▶ [Problem] Copy out, with no alterations, the lines below running from the one containing "Reproduce this chart with matplotlib." to the one containing "xlim = ax.get_xlim()", inclusive at each end; pictures are omitted.

▶ [Given information]
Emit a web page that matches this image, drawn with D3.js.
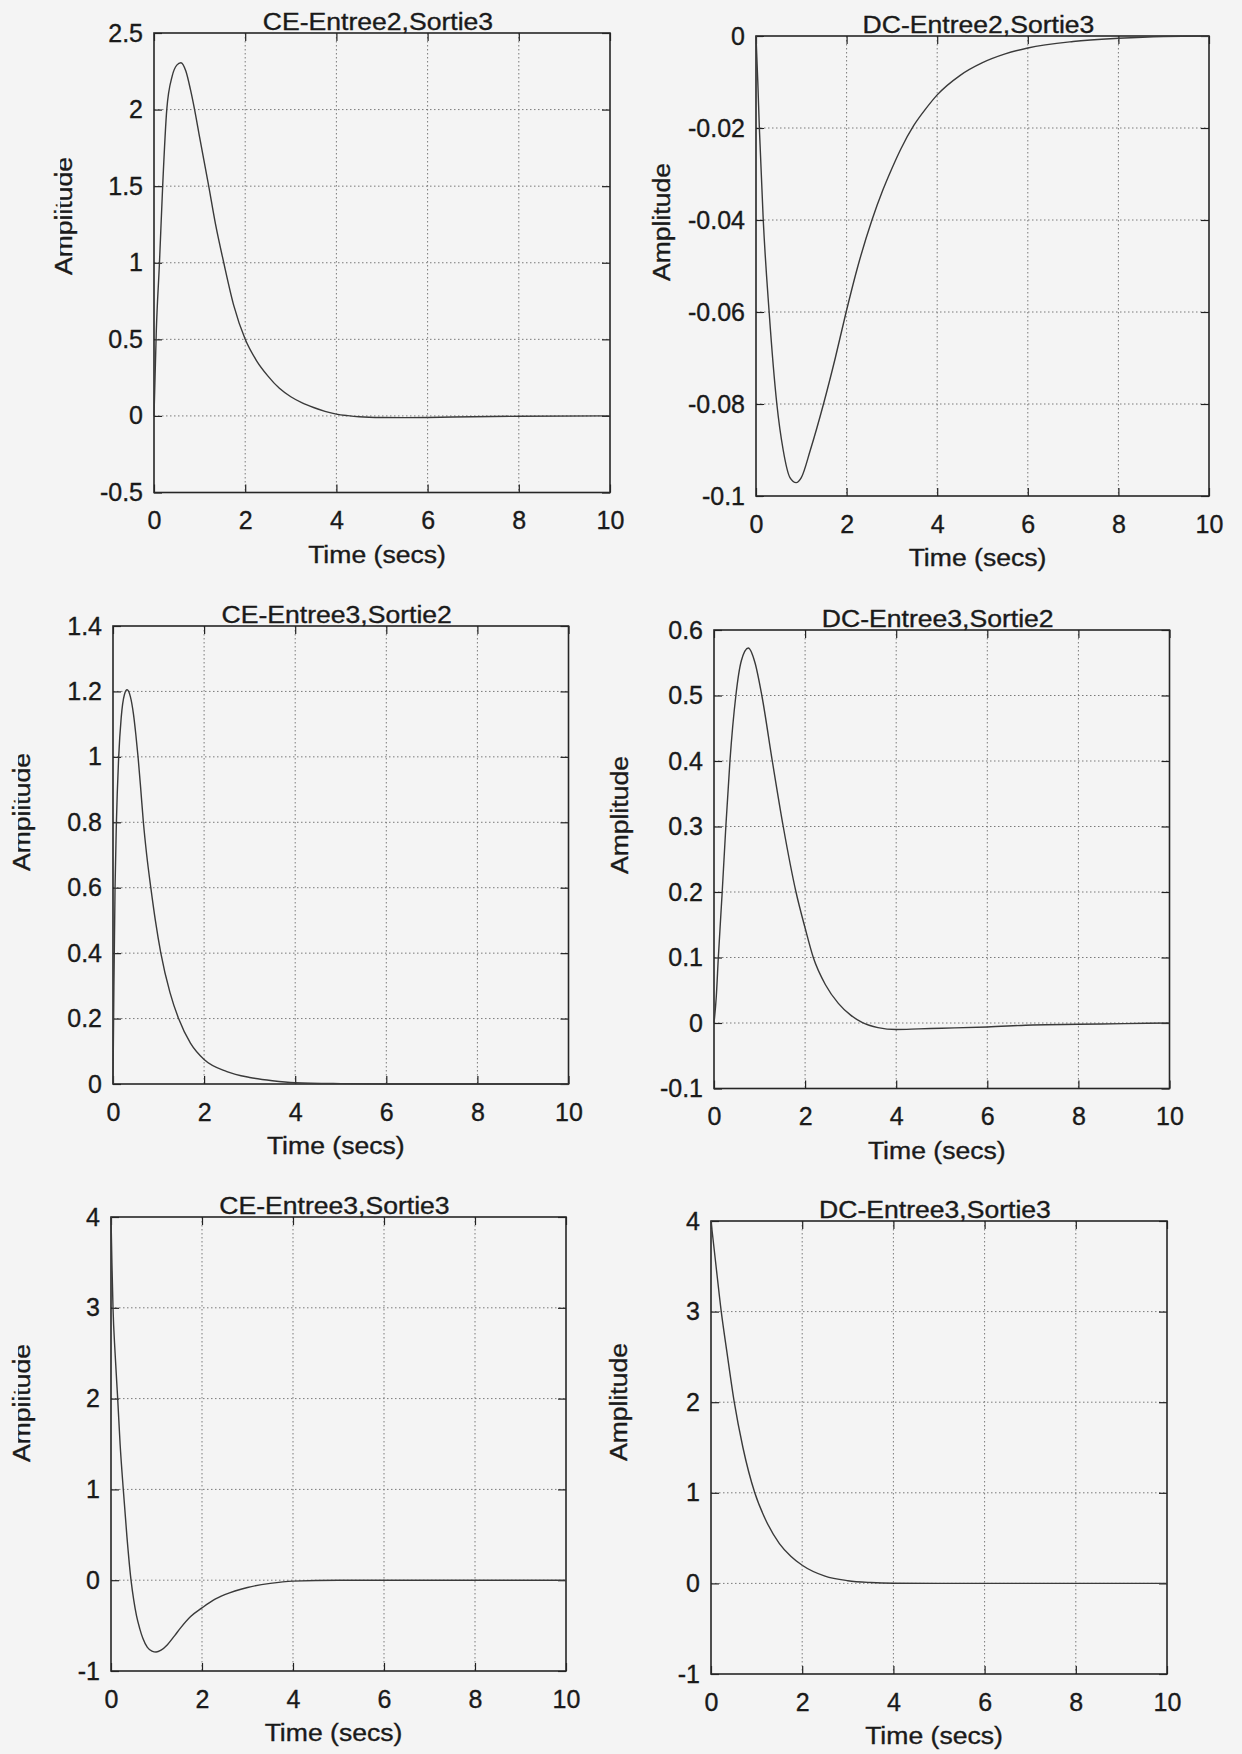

---

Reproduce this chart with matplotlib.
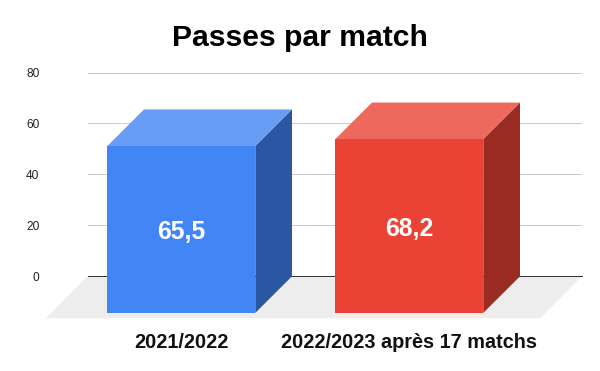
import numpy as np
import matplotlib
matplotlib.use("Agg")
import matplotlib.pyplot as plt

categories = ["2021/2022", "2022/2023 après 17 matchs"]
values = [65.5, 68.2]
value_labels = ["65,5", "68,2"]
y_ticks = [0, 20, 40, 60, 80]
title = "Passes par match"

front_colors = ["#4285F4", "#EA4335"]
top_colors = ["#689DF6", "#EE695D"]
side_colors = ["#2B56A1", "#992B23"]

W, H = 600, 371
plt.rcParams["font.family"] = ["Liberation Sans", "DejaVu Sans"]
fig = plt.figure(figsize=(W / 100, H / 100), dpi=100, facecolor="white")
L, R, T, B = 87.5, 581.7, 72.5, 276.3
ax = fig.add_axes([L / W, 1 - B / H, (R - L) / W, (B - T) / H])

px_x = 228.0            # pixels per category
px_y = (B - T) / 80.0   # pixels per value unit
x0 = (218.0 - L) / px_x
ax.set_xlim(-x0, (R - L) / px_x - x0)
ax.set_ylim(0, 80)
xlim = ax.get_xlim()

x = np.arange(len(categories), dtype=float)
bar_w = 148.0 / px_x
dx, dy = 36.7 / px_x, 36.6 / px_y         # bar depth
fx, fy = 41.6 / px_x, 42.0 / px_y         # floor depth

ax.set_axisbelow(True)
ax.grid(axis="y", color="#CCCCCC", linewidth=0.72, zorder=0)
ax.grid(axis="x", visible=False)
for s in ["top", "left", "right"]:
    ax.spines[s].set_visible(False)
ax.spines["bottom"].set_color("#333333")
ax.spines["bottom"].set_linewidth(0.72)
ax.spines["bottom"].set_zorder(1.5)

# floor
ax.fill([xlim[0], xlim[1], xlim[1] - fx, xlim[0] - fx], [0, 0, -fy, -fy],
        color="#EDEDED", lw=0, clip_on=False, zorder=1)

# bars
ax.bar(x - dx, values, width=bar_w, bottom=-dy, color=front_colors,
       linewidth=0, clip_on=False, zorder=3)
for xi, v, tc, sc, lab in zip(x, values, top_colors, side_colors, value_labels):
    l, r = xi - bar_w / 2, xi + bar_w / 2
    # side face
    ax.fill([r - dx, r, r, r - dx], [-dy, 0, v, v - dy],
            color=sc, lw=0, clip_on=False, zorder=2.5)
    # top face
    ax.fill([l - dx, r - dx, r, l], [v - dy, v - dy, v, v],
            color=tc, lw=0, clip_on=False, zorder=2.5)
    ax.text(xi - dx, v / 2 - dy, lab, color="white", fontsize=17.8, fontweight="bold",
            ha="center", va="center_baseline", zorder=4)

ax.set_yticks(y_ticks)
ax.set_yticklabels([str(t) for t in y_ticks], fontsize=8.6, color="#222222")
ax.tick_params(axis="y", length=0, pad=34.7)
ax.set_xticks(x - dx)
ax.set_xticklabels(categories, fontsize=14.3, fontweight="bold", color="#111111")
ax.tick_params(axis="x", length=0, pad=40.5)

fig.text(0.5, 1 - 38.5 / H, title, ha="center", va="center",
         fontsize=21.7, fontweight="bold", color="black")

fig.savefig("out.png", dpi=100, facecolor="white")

==

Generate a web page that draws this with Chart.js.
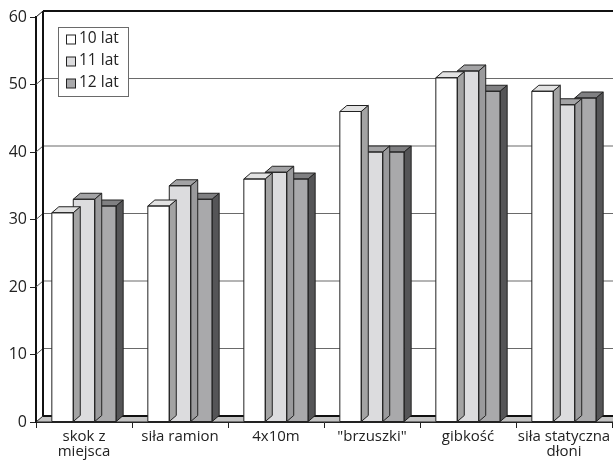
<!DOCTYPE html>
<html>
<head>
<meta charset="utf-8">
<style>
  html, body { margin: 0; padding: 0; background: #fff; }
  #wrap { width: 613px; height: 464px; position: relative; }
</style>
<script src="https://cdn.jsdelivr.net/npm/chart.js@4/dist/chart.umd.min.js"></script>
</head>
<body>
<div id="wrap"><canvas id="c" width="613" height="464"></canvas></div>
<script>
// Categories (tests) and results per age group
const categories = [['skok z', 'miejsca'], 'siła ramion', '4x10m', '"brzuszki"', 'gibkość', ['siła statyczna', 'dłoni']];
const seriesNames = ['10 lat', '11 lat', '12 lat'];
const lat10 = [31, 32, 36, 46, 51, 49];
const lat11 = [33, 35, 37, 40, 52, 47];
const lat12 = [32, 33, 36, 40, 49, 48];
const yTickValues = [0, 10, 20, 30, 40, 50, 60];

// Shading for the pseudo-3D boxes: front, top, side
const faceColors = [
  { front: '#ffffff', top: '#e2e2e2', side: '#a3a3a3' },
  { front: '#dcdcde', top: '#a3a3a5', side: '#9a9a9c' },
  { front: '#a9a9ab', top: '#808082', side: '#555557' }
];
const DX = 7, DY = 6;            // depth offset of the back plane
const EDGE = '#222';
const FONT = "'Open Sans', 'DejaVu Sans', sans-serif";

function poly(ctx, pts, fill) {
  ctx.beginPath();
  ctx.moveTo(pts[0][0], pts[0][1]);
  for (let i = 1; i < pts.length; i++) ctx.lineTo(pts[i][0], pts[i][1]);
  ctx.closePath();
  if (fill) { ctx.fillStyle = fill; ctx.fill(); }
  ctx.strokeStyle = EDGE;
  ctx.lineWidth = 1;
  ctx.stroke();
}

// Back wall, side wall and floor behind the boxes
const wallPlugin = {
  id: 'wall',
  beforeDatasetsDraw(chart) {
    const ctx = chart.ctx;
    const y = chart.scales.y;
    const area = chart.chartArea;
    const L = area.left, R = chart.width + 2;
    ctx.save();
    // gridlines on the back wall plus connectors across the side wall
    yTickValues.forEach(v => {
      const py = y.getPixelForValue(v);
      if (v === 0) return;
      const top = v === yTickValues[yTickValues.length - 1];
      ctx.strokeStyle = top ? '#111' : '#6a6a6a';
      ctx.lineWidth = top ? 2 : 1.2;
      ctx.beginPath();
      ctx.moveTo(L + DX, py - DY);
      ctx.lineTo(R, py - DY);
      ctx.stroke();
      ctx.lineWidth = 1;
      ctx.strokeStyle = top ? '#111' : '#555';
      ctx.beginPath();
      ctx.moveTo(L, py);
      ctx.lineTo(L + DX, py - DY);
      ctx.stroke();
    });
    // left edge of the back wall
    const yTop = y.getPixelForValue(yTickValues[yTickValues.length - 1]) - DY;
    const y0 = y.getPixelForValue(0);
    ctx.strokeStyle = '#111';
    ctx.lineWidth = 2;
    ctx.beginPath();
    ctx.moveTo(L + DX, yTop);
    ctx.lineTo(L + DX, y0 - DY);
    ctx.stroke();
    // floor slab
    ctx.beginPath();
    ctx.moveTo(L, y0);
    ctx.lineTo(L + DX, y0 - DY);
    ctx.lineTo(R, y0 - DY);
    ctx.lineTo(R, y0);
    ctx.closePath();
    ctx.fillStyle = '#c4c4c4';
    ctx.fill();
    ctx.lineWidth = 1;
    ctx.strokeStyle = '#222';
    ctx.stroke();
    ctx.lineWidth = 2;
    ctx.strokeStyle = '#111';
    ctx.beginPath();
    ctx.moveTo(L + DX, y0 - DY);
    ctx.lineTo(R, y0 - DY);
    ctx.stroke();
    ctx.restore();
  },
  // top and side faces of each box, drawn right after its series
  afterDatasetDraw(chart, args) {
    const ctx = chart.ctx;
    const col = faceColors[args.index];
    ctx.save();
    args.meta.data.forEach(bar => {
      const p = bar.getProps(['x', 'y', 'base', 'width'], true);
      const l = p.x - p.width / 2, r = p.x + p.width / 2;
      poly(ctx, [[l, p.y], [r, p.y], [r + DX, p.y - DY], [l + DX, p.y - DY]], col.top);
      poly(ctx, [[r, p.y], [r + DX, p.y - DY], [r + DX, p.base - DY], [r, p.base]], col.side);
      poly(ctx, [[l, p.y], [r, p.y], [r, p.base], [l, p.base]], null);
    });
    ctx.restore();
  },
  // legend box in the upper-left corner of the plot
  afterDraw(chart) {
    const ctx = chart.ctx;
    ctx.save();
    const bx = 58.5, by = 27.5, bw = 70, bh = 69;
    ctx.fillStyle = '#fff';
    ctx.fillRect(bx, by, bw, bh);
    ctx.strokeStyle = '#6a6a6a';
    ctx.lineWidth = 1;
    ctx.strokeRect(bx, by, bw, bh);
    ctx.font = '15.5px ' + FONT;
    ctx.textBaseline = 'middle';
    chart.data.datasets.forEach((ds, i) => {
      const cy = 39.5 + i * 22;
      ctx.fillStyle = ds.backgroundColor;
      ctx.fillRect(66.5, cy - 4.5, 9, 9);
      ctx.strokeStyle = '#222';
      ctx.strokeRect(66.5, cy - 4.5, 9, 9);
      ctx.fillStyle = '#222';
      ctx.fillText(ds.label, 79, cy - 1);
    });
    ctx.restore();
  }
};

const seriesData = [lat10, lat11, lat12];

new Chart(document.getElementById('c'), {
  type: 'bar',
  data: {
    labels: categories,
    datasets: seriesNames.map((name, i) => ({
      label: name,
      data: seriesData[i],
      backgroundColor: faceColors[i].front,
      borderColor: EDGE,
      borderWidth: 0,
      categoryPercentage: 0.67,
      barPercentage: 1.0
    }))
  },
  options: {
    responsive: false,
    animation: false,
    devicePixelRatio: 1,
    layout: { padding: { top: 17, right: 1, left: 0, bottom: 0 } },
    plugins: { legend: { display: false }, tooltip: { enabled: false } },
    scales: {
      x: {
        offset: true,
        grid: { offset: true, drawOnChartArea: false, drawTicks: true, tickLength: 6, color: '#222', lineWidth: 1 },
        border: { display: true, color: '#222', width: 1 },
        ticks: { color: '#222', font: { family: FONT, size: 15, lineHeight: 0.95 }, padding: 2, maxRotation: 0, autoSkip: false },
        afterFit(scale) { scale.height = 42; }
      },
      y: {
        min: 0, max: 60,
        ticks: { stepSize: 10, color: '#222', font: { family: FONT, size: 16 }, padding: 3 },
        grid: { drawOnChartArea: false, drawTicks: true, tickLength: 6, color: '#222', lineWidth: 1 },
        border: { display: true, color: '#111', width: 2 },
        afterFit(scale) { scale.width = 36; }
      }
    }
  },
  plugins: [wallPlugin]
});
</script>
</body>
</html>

▶ [Exercise output]
Reproduce this chart with matplotlib.
import numpy as np
import matplotlib
matplotlib.use("Agg")
import matplotlib.pyplot as plt

categories = ["2021/2022", "2022/2023 après 17 matchs"]
values = [65.5, 68.2]
value_labels = ["65,5", "68,2"]
y_ticks = [0, 20, 40, 60, 80]
title = "Passes par match"

front_colors = ["#4285F4", "#EA4335"]
top_colors = ["#689DF6", "#EE695D"]
side_colors = ["#2B56A1", "#992B23"]

W, H = 600, 371
plt.rcParams["font.family"] = ["Liberation Sans", "DejaVu Sans"]
fig = plt.figure(figsize=(W / 100, H / 100), dpi=100, facecolor="white")
L, R, T, B = 87.5, 581.7, 72.5, 276.3
ax = fig.add_axes([L / W, 1 - B / H, (R - L) / W, (B - T) / H])

px_x = 228.0            # pixels per category
px_y = (B - T) / 80.0   # pixels per value unit
x0 = (218.0 - L) / px_x
ax.set_xlim(-x0, (R - L) / px_x - x0)
ax.set_ylim(0, 80)
xlim = ax.get_xlim()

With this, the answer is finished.